What the Record Contains
The document organizes its data into two primary matrices: an annual launch summary broken down by booster type, and a parallel summary broken down by command authority. A launch facility guide and a glossary round out the reference material. The glossary alone offers an unexpectedly candid window into the range of programs that passed through Vandenberg — entries cover everything from the Advanced Ballistic Reentry System and the Advanced Maneuverable Reentry Vehicle to the Cosmic Background Explorer, the Airborne Surveillance Testbed, and a program identified only as ASTRID, described as an Advanced Single Stage Rapid Insertion vehicle.
The breadth of that list is worth pausing on. Vandenberg was never purely a scientific launch site, nor purely a weapons test range. It was both, simultaneously, for decades — and the glossary of acronyms reflects an institution that ran ballistic missile reentry tests alongside Earth science missions without particular ceremony. Programs like DMSP (Defense Meteorological Satellite Program) and DASO (Distinguished Aircraft and Systems Operations) appear alongside entries like Combat Training Launch and Dual Air Density experiments. The document does not editorialize. It catalogs.
Why the Distribution List Matters
The registry's distribution list is, in its own quiet way, a diagram of how Cold War-era space power was administered. Recipients included not just internal Air Force offices — the 30th Space Wing's history, operations, and public affairs branches — but also major contractors: Boeing Defense and Space Group, TRW, ITT Federal Services Corporation, the Aerospace Corporation, Orbital Sciences, and the Jet Propulsion Laboratory. NASA headquarters received a copy. So did the Kennedy Space Center library.
That the same document landed simultaneously on the desks of Air Force Space Command historians, United States Space Command intelligence analysts, and private aerospace contractors reflects a launch enterprise that was never entirely government-run. Vandenberg's operations were deeply intertwined with the industrial base that built, maintained, and sometimes designed the vehicles being flown. The registry, in that sense, is less a military document than an institutional one — a shared ledger for a shared enterprise.
The foreword, attributed to historian Jeffrey Geiger of the 30th Space Wing History Office, notes that the document is periodically updated and invites questions by DSN line or commercial telephone. It is the kind of administrative language that appears in thousands of government documents. It is also, given the scope of what the registry actually contains, somewhat understated.
Context for UAP Researchers
For researchers focused on unidentified aerial phenomena reported in and around Vandenberg over the same period, the registry offers something specific and limited: a verified baseline of what was officially flying, and when.
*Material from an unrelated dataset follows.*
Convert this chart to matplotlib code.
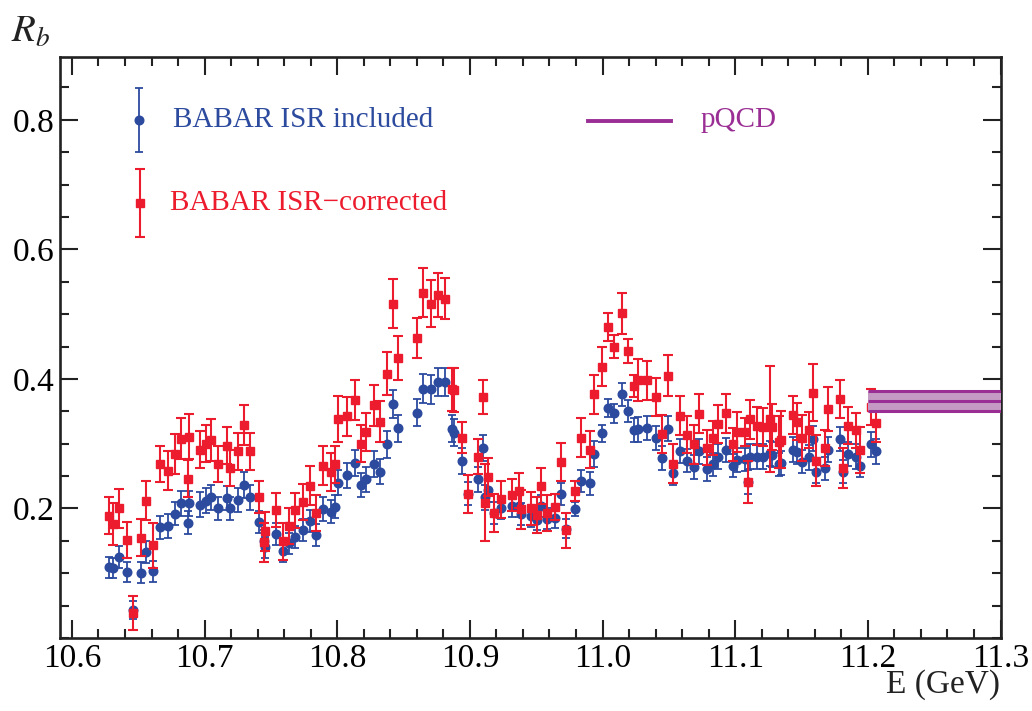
import matplotlib
matplotlib.use("Agg")
import matplotlib.pyplot as plt
from matplotlib.ticker import MultipleLocator, FixedLocator

# ---------------- data ----------------
energy = [10.6277, 10.6310, 10.6355, 10.6415, 10.6460, 10.6520, 10.6556, 10.6614, 10.6664, 10.6724,
          10.6775, 10.6822, 10.6875, 10.6886, 10.6966, 10.7010, 10.7046, 10.7100, 10.7167, 10.7190,
          10.7250, 10.7297, 10.7346, 10.7409, 10.7449, 10.7459, 10.7542, 10.7590, 10.7640, 10.7680,
          10.7740, 10.7793, 10.7840, 10.7890, 10.7951, 10.7982, 10.8005, 10.8077, 10.8135, 10.8178,
          10.8220, 10.8277, 10.8321, 10.8376, 10.8417, 10.8458, 10.8602, 10.8647, 10.8705, 10.8761,
          10.8811, 10.8862, 10.8882, 10.8942, 10.8987, 10.9058, 10.9097, 10.9112, 10.9133, 10.9183,
          10.9234, 10.9317, 10.9368, 10.9388, 10.9458, 10.9503, 10.9538, 10.9578, 10.9642, 10.9687,
          10.9728, 10.9791, 10.9837, 10.9902, 10.9937, 10.9993, 11.0043, 11.0088, 11.0148, 11.0194,
          11.0240, 11.0270, 11.0333, 11.0403, 11.0446, 11.0495, 11.0534, 11.0582, 11.0637, 11.0687,
          11.0725, 11.0785, 11.0830, 11.0873, 11.0931, 11.0981, 11.1016, 11.1071, 11.1094, 11.1114,
          11.1162, 11.1212, 11.1263, 11.1280, 11.1330, 11.1346, 11.1434, 11.1469, 11.1500, 11.1555,
          11.1585, 11.1610, 11.1678, 11.1700, 11.1789, 11.1814, 11.1848, 11.1910, 11.1944, 11.2020,
          11.2065]

rb_included = [0.109, 0.108, 0.125, 0.102, 0.043, 0.101, 0.133, 0.103, 0.171, 0.173,
               0.192, 0.208, 0.178, 0.208, 0.206, 0.212, 0.217, 0.200, 0.216, 0.200,
               0.213, 0.236, 0.217, 0.179, 0.150, 0.140, 0.161, 0.134, 0.146, 0.156,
               0.167, 0.180, 0.159, 0.199, 0.195, 0.203, 0.240, 0.251, 0.270, 0.236,
               0.245, 0.268, 0.257, 0.299, 0.361, 0.324, 0.348, 0.385, 0.384, 0.395,
               0.395, 0.323, 0.317, 0.273, 0.223, 0.245, 0.294, 0.217, 0.228, 0.193,
               0.200, 0.204, 0.204, 0.191, 0.189, 0.182, 0.204, 0.184, 0.186, 0.223,
               0.169, 0.199, 0.243, 0.239, 0.284, 0.316, 0.355, 0.347, 0.376, 0.350,
               0.321, 0.322, 0.324, 0.309, 0.278, 0.323, 0.254, 0.289, 0.274, 0.264,
               0.288, 0.261, 0.268, 0.280, 0.290, 0.266, 0.275, 0.276, 0.241, 0.280,
               0.280, 0.280, 0.285, 0.283, 0.268, 0.270, 0.291, 0.287, 0.272, 0.279,
               0.308, 0.257, 0.262, 0.291, 0.307, 0.257, 0.284, 0.280, 0.266, 0.299,
               0.288]

err_included = [0.016, 0.016, 0.017, 0.016, 0.014, 0.016, 0.017, 0.016, 0.018, 0.018,
                0.018, 0.019, 0.018, 0.019, 0.019, 0.019, 0.019, 0.018, 0.019, 0.018,
                0.019, 0.020, 0.019, 0.017, 0.016, 0.016, 0.017, 0.016, 0.016, 0.017,
                0.017, 0.017, 0.017, 0.018, 0.018, 0.018, 0.019, 0.019, 0.020, 0.019,
                0.019, 0.020, 0.019, 0.021, 0.022, 0.021, 0.021, 0.022, 0.022, 0.022,
                0.022, 0.021, 0.021, 0.020, 0.018, 0.019, 0.020, 0.019, 0.018, 0.017,
                0.017, 0.017, 0.017, 0.017, 0.017, 0.016, 0.017, 0.016, 0.016, 0.017,
                0.015, 0.011, 0.017, 0.018, 0.020, 0.013, 0.014, 0.015, 0.018, 0.017,
                0.019, 0.019, 0.019, 0.019, 0.018, 0.019, 0.018, 0.019, 0.018, 0.018,
                0.019, 0.018, 0.018, 0.019, 0.019, 0.018, 0.018, 0.018, 0.018, 0.019,
                0.019, 0.019, 0.019, 0.019, 0.018, 0.018, 0.019, 0.019, 0.018, 0.019,
                0.020, 0.018, 0.018, 0.019, 0.019, 0.018, 0.019, 0.019, 0.018, 0.019,
                0.019]

rb_corrected = [0.189, 0.176, 0.200, 0.151, 0.039, 0.155, 0.212, 0.143, 0.269, 0.258,
                0.284, 0.308, 0.246, 0.311, 0.291, 0.300, 0.306, 0.269, 0.297, 0.262,
                0.288, 0.329, 0.288, 0.218, 0.148, 0.165, 0.198, 0.149, 0.173, 0.197,
                0.210, 0.235, 0.193, 0.266, 0.256, 0.268, 0.338, 0.342, 0.368, 0.300,
                0.318, 0.359, 0.334, 0.408, 0.516, 0.433, 0.463, 0.533, 0.516, 0.530,
                0.524, 0.384, 0.383, 0.309, 0.222, 0.280, 0.372, 0.209, 0.249, 0.193,
                0.214, 0.221, 0.227, 0.199, 0.200, 0.190, 0.235, 0.193, 0.202, 0.272,
                0.166, 0.227, 0.309, 0.291, 0.376, 0.419, 0.480, 0.450, 0.501, 0.443,
                0.389, 0.398, 0.398, 0.372, 0.315, 0.405, 0.269, 0.343, 0.314, 0.299,
                0.346, 0.294, 0.309, 0.330, 0.347, 0.299, 0.318, 0.318, 0.241, 0.338,
                0.327, 0.326, 0.338, 0.326, 0.303, 0.306, 0.344, 0.334, 0.309, 0.321,
                0.379, 0.274, 0.293, 0.353, 0.369, 0.263, 0.328, 0.321, 0.290, 0.357,
                0.332]

err_corrected = [0.028, 0.032, 0.030, 0.028, 0.026, 0.028, 0.030, 0.035, 0.028, 0.030,
                 0.031, 0.031, 0.029, 0.035, 0.028, 0.029, 0.032, 0.028, 0.028, 0.028,
                 0.028, 0.031, 0.029, 0.025, 0.030, 0.030, 0.026, 0.028, 0.028, 0.027,
                 0.028, 0.030, 0.028, 0.030, 0.029, 0.029, 0.036, 0.030, 0.031, 0.029,
                 0.030, 0.031, 0.032, 0.033, 0.038, 0.034, 0.031, 0.038, 0.036, 0.034,
                 0.032, 0.033, 0.034, 0.024, 0.029, 0.027, 0.026, 0.059, 0.029, 0.030,
                 0.029, 0.025, 0.027, 0.030, 0.026, 0.028, 0.028, 0.028, 0.020, 0.029,
                 0.027, 0.015, 0.030, 0.028, 0.030, 0.030, 0.021, 0.018, 0.032, 0.018,
                 0.017, 0.032, 0.030, 0.030, 0.030, 0.032, 0.030, 0.030, 0.028, 0.030,
                 0.030, 0.027, 0.026, 0.029, 0.030, 0.025, 0.031, 0.022, 0.033, 0.030,
                 0.029, 0.029, 0.082, 0.035, 0.040, 0.044, 0.029, 0.029, 0.036, 0.028,
                 0.044, 0.040, 0.028, 0.034, 0.029, 0.031, 0.028, 0.027, 0.036, 0.028,
                 0.030]

pqcd_range = [11.2, 11.3]
pqcd_value = 0.366
pqcd_err = 0.015

label_included = "BABAR ISR included"
label_corrected = "BABAR ISR\u2212corrected"
label_pqcd = "pQCD"

# ---------------- style ----------------
plt.rcParams['font.family'] = ['Liberation Serif', 'DejaVu Serif']
plt.rcParams['mathtext.fontset'] = 'stix'

BLUE = '#2c4a9e'
RED = '#ec1c2e'
PURPLE = '#9a2e94'
PURPLE_FILL = '#c49ac4'

fig = plt.figure(figsize=(10.32, 7.11), dpi=100)
ax = fig.add_axes([60 / 1032, 73 / 711, 940.5 / 1032, 581 / 711])

ax.errorbar(energy, rb_included, yerr=err_included, fmt='o', color=BLUE,
            markersize=6.2, elinewidth=1.3, capsize=3, capthick=1.3, zorder=3)
ax.errorbar(energy, rb_corrected, yerr=err_corrected, fmt='s', color=RED,
            markersize=5.6, elinewidth=1.5, capsize=3.5, capthick=1.5, zorder=4)

# pQCD band
ax.fill_between(pqcd_range, [pqcd_value - pqcd_err] * 2, [pqcd_value + pqcd_err] * 2,
                color=PURPLE_FILL, lw=0, zorder=5)
for v in (pqcd_value - pqcd_err, pqcd_value, pqcd_value + pqcd_err):
    ax.plot(pqcd_range, [v, v], color=PURPLE, lw=2.2, zorder=6, solid_capstyle='butt')

ax.set_xlim(10.591, 11.3)
ax.set_ylim(0.0, 0.897)

ax.xaxis.set_major_locator(FixedLocator([10.6, 10.7, 10.8, 10.9, 11.0, 11.1, 11.2, 11.3]))
ax.xaxis.set_minor_locator(MultipleLocator(0.02))
ax.yaxis.set_major_locator(FixedLocator([0.2, 0.4, 0.6, 0.8]))
ax.yaxis.set_minor_locator(MultipleLocator(0.05))
ax.set_xticklabels(['10.6', '10.7', '10.8', '10.9', '11.0', '11.1', '11.2', '11.3'])
ax.set_yticklabels(['0.2', '0.4', '0.6', '0.8'])

ax.tick_params(which='both', direction='in', top=True, right=True, color='#222222')
ax.tick_params(which='major', length=13, width=1.5, labelsize=24, pad=4)
ax.tick_params(which='minor', length=6.5, width=1.5)
for s in ax.spines.values():
    s.set_linewidth(1.9)
    s.set_color('#222222')

# legend (drawn in axes-fraction coordinates)
ax.errorbar([0.084], [0.892], yerr=[0.055], fmt='o', color=BLUE, markersize=6.2,
            elinewidth=1.3, capsize=3, capthick=1.3, transform=ax.transAxes, clip_on=False)
ax.text(0.120, 0.892, label_included, color=BLUE, fontsize=21, va='center', ha='left',
        transform=ax.transAxes)
ax.errorbar([0.085], [0.749], yerr=[0.058], fmt='s', color=RED, markersize=5.6,
            elinewidth=1.5, capsize=3.5, capthick=1.5, transform=ax.transAxes, clip_on=False)
ax.text(0.117, 0.749, label_corrected, color=RED, fontsize=21, va='center', ha='left',
        transform=ax.transAxes)
ax.plot([0.561, 0.650], [0.890, 0.890], color=PURPLE, lw=2.8, transform=ax.transAxes)
ax.text(0.681, 0.892, label_pqcd, color=PURPLE, fontsize=21, va='center', ha='left',
        transform=ax.transAxes)

fig.text(0.011, 0.955, r'$R_b$', fontsize=28, va='center', ha='left', color='#222222')
fig.text(1000 / 1032, 0.037, 'E (GeV)', fontsize=24, va='center', ha='right', color='#222222')

fig.savefig('out.png', dpi=100)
Witness accounts of unusual objects in the skies above the Central California coast during the latter half of the twentieth century have circulated for years — some involving objects that did not match known launch profiles, some reported by individuals with no knowledge of scheduled operations.
The registry does not resolve those accounts. It was not designed to. What it does provide is a documented framework against which reported sightings can, at minimum, be compared. If an object was observed on a date when the registry records no launch, that absence is at least a data point. If an observation coincides with a classified payload flight whose details remain redacted elsewhere, the registry confirms the launch occurred without necessarily illuminating what was aboard.
That is the nature of official records at this intersection of history: they close some questions and leave others exactly where they were. The launches are documented. What some observers saw — and could not explain — remains a separate file entirely.